>> start Recorded data

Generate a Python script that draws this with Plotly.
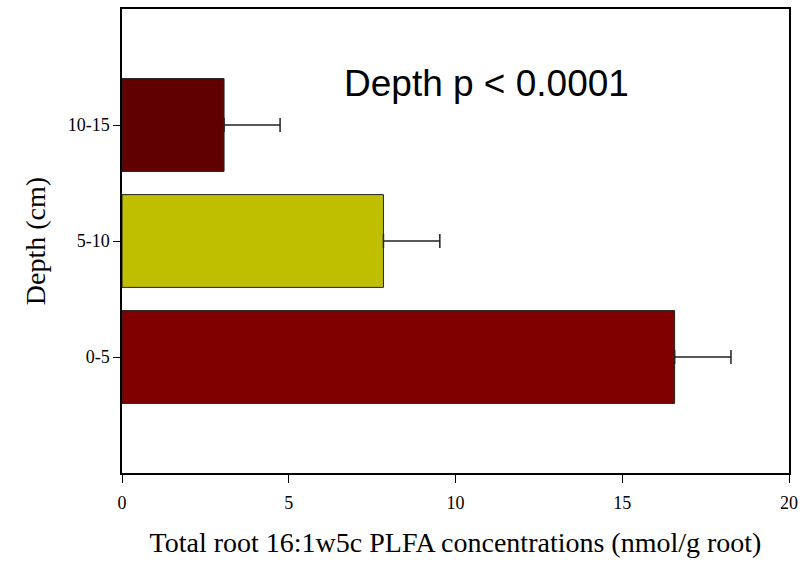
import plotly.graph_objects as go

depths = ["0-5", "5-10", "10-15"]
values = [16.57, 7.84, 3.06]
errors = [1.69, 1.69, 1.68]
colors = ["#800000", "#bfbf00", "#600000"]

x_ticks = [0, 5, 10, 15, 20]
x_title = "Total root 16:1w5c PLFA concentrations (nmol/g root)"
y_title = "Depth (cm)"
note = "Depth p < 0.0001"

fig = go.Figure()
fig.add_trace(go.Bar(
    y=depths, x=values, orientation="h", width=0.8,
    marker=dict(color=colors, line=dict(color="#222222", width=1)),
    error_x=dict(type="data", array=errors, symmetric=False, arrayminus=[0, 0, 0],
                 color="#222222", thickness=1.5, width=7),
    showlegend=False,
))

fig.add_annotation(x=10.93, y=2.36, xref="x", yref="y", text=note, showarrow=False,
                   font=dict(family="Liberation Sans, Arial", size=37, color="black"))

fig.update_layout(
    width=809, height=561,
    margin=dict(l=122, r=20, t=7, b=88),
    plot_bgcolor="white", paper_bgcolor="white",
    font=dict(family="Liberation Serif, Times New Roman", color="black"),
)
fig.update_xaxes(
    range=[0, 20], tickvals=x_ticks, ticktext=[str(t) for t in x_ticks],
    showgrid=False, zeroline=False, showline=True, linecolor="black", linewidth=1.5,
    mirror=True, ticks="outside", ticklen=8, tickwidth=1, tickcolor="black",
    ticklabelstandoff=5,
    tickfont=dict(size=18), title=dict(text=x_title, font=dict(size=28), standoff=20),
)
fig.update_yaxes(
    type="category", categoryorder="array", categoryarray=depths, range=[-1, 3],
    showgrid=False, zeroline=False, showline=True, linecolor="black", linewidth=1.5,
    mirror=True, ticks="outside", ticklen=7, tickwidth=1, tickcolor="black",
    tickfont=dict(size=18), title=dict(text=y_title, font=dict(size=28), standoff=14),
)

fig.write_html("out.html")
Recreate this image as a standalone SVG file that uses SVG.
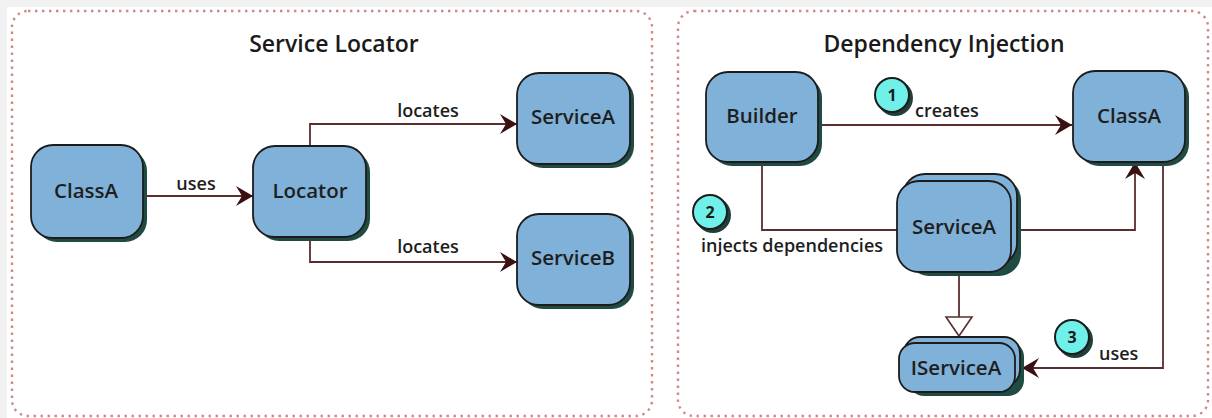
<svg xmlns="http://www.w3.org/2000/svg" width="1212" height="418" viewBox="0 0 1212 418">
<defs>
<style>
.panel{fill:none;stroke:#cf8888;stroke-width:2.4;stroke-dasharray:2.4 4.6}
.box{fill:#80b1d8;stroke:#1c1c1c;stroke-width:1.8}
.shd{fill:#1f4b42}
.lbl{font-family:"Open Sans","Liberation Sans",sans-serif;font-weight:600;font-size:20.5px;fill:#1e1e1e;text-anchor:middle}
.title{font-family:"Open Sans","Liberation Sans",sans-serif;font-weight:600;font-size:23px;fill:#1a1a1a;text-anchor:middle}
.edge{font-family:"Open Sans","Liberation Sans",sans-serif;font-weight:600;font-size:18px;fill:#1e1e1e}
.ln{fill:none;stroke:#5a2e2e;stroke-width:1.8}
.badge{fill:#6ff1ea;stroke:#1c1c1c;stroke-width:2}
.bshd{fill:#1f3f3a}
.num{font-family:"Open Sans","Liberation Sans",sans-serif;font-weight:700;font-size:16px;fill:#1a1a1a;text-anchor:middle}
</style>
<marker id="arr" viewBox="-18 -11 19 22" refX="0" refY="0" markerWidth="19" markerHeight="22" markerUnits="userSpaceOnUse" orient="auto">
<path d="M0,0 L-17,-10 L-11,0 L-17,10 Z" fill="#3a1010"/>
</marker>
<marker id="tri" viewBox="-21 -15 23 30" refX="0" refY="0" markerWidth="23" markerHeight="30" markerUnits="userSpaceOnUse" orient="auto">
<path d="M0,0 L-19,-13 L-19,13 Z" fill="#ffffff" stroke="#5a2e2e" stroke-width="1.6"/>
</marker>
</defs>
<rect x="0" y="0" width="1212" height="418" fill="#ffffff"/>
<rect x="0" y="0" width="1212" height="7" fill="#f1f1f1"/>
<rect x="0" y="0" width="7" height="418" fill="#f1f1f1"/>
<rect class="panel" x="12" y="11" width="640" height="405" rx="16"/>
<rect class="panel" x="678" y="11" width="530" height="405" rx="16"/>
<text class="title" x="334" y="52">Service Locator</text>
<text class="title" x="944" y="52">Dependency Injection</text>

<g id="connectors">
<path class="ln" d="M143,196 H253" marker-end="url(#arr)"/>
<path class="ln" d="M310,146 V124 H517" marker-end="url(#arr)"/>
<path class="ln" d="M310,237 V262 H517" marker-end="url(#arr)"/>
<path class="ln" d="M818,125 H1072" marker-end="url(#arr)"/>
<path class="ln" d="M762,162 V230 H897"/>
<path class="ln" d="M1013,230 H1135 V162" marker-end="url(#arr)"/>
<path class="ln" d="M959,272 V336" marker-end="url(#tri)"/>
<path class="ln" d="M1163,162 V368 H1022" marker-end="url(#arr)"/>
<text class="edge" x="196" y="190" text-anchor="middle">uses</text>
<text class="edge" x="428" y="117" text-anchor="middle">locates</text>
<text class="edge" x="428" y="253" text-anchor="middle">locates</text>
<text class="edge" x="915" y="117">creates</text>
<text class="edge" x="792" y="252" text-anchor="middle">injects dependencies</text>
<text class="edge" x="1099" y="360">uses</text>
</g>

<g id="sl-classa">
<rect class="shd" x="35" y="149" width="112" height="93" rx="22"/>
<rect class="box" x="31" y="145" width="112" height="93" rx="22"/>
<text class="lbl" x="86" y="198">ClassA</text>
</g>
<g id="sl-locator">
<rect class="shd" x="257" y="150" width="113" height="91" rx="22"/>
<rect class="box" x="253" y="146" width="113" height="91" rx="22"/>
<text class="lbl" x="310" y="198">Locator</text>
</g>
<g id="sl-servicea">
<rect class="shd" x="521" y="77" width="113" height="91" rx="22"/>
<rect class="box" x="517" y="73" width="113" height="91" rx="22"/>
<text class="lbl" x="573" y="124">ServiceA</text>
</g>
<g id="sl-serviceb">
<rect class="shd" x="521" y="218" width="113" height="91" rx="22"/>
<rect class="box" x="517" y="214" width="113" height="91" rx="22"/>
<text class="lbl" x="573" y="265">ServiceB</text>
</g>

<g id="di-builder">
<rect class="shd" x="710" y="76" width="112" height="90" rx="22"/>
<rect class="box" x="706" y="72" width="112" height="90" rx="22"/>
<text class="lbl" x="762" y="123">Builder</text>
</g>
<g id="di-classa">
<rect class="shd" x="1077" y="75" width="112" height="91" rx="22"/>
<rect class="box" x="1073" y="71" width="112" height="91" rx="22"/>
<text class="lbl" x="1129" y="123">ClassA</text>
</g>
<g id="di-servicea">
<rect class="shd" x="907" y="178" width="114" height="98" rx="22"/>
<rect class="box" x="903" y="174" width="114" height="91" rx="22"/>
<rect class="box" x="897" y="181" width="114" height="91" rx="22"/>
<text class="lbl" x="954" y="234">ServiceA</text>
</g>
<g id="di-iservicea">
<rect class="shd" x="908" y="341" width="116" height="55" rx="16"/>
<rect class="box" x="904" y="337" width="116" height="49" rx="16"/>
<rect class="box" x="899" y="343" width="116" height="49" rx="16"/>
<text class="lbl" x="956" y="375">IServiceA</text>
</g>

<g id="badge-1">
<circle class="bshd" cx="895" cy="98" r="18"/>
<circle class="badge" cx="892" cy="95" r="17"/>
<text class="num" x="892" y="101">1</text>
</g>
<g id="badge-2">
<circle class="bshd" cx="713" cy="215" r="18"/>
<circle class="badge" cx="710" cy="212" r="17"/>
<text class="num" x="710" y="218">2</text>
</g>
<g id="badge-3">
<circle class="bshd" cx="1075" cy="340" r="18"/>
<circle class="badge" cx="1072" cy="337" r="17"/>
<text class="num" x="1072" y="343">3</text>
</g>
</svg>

>> end Recorded data

Given instruction: Give every record back exactly as it reads, with no images.

Answer to the task:
Generate a Python script that draws this with Plotly.
import plotly.graph_objects as go

depths = ["0-5", "5-10", "10-15"]
values = [16.57, 7.84, 3.06]
errors = [1.69, 1.69, 1.68]
colors = ["#800000", "#bfbf00", "#600000"]

x_ticks = [0, 5, 10, 15, 20]
x_title = "Total root 16:1w5c PLFA concentrations (nmol/g root)"
y_title = "Depth (cm)"
note = "Depth p < 0.0001"

fig = go.Figure()
fig.add_trace(go.Bar(
    y=depths, x=values, orientation="h", width=0.8,
    marker=dict(color=colors, line=dict(color="#222222", width=1)),
    error_x=dict(type="data", array=errors, symmetric=False, arrayminus=[0, 0, 0],
                 color="#222222", thickness=1.5, width=7),
    showlegend=False,
))

fig.add_annotation(x=10.93, y=2.36, xref="x", yref="y", text=note, showarrow=False,
                   font=dict(family="Liberation Sans, Arial", size=37, color="black"))

fig.update_layout(
    width=809, height=561,
    margin=dict(l=122, r=20, t=7, b=88),
    plot_bgcolor="white", paper_bgcolor="white",
    font=dict(family="Liberation Serif, Times New Roman", color="black"),
)
fig.update_xaxes(
    range=[0, 20], tickvals=x_ticks, ticktext=[str(t) for t in x_ticks],
    showgrid=False, zeroline=False, showline=True, linecolor="black", linewidth=1.5,
    mirror=True, ticks="outside", ticklen=8, tickwidth=1, tickcolor="black",
    ticklabelstandoff=5,
    tickfont=dict(size=18), title=dict(text=x_title, font=dict(size=28), standoff=20),
)
fig.update_yaxes(
    type="category", categoryorder="array", categoryarray=depths, range=[-1, 3],
    showgrid=False, zeroline=False, showline=True, linecolor="black", linewidth=1.5,
    mirror=True, ticks="outside", ticklen=7, tickwidth=1, tickcolor="black",
    tickfont=dict(size=18), title=dict(text=y_title, font=dict(size=28), standoff=14),
)

fig.write_html("out.html")
Recreate this image as a standalone SVG file that uses SVG.
<svg xmlns="http://www.w3.org/2000/svg" width="1212" height="418" viewBox="0 0 1212 418">
<defs>
<style>
.panel{fill:none;stroke:#cf8888;stroke-width:2.4;stroke-dasharray:2.4 4.6}
.box{fill:#80b1d8;stroke:#1c1c1c;stroke-width:1.8}
.shd{fill:#1f4b42}
.lbl{font-family:"Open Sans","Liberation Sans",sans-serif;font-weight:600;font-size:20.5px;fill:#1e1e1e;text-anchor:middle}
.title{font-family:"Open Sans","Liberation Sans",sans-serif;font-weight:600;font-size:23px;fill:#1a1a1a;text-anchor:middle}
.edge{font-family:"Open Sans","Liberation Sans",sans-serif;font-weight:600;font-size:18px;fill:#1e1e1e}
.ln{fill:none;stroke:#5a2e2e;stroke-width:1.8}
.badge{fill:#6ff1ea;stroke:#1c1c1c;stroke-width:2}
.bshd{fill:#1f3f3a}
.num{font-family:"Open Sans","Liberation Sans",sans-serif;font-weight:700;font-size:16px;fill:#1a1a1a;text-anchor:middle}
</style>
<marker id="arr" viewBox="-18 -11 19 22" refX="0" refY="0" markerWidth="19" markerHeight="22" markerUnits="userSpaceOnUse" orient="auto">
<path d="M0,0 L-17,-10 L-11,0 L-17,10 Z" fill="#3a1010"/>
</marker>
<marker id="tri" viewBox="-21 -15 23 30" refX="0" refY="0" markerWidth="23" markerHeight="30" markerUnits="userSpaceOnUse" orient="auto">
<path d="M0,0 L-19,-13 L-19,13 Z" fill="#ffffff" stroke="#5a2e2e" stroke-width="1.6"/>
</marker>
</defs>
<rect x="0" y="0" width="1212" height="418" fill="#ffffff"/>
<rect x="0" y="0" width="1212" height="7" fill="#f1f1f1"/>
<rect x="0" y="0" width="7" height="418" fill="#f1f1f1"/>
<rect class="panel" x="12" y="11" width="640" height="405" rx="16"/>
<rect class="panel" x="678" y="11" width="530" height="405" rx="16"/>
<text class="title" x="334" y="52">Service Locator</text>
<text class="title" x="944" y="52">Dependency Injection</text>

<g id="connectors">
<path class="ln" d="M143,196 H253" marker-end="url(#arr)"/>
<path class="ln" d="M310,146 V124 H517" marker-end="url(#arr)"/>
<path class="ln" d="M310,237 V262 H517" marker-end="url(#arr)"/>
<path class="ln" d="M818,125 H1072" marker-end="url(#arr)"/>
<path class="ln" d="M762,162 V230 H897"/>
<path class="ln" d="M1013,230 H1135 V162" marker-end="url(#arr)"/>
<path class="ln" d="M959,272 V336" marker-end="url(#tri)"/>
<path class="ln" d="M1163,162 V368 H1022" marker-end="url(#arr)"/>
<text class="edge" x="196" y="190" text-anchor="middle">uses</text>
<text class="edge" x="428" y="117" text-anchor="middle">locates</text>
<text class="edge" x="428" y="253" text-anchor="middle">locates</text>
<text class="edge" x="915" y="117">creates</text>
<text class="edge" x="792" y="252" text-anchor="middle">injects dependencies</text>
<text class="edge" x="1099" y="360">uses</text>
</g>

<g id="sl-classa">
<rect class="shd" x="35" y="149" width="112" height="93" rx="22"/>
<rect class="box" x="31" y="145" width="112" height="93" rx="22"/>
<text class="lbl" x="86" y="198">ClassA</text>
</g>
<g id="sl-locator">
<rect class="shd" x="257" y="150" width="113" height="91" rx="22"/>
<rect class="box" x="253" y="146" width="113" height="91" rx="22"/>
<text class="lbl" x="310" y="198">Locator</text>
</g>
<g id="sl-servicea">
<rect class="shd" x="521" y="77" width="113" height="91" rx="22"/>
<rect class="box" x="517" y="73" width="113" height="91" rx="22"/>
<text class="lbl" x="573" y="124">ServiceA</text>
</g>
<g id="sl-serviceb">
<rect class="shd" x="521" y="218" width="113" height="91" rx="22"/>
<rect class="box" x="517" y="214" width="113" height="91" rx="22"/>
<text class="lbl" x="573" y="265">ServiceB</text>
</g>

<g id="di-builder">
<rect class="shd" x="710" y="76" width="112" height="90" rx="22"/>
<rect class="box" x="706" y="72" width="112" height="90" rx="22"/>
<text class="lbl" x="762" y="123">Builder</text>
</g>
<g id="di-classa">
<rect class="shd" x="1077" y="75" width="112" height="91" rx="22"/>
<rect class="box" x="1073" y="71" width="112" height="91" rx="22"/>
<text class="lbl" x="1129" y="123">ClassA</text>
</g>
<g id="di-servicea">
<rect class="shd" x="907" y="178" width="114" height="98" rx="22"/>
<rect class="box" x="903" y="174" width="114" height="91" rx="22"/>
<rect class="box" x="897" y="181" width="114" height="91" rx="22"/>
<text class="lbl" x="954" y="234">ServiceA</text>
</g>
<g id="di-iservicea">
<rect class="shd" x="908" y="341" width="116" height="55" rx="16"/>
<rect class="box" x="904" y="337" width="116" height="49" rx="16"/>
<rect class="box" x="899" y="343" width="116" height="49" rx="16"/>
<text class="lbl" x="956" y="375">IServiceA</text>
</g>

<g id="badge-1">
<circle class="bshd" cx="895" cy="98" r="18"/>
<circle class="badge" cx="892" cy="95" r="17"/>
<text class="num" x="892" y="101">1</text>
</g>
<g id="badge-2">
<circle class="bshd" cx="713" cy="215" r="18"/>
<circle class="badge" cx="710" cy="212" r="17"/>
<text class="num" x="710" y="218">2</text>
</g>
<g id="badge-3">
<circle class="bshd" cx="1075" cy="340" r="18"/>
<circle class="badge" cx="1072" cy="337" r="17"/>
<text class="num" x="1072" y="343">3</text>
</g>
</svg>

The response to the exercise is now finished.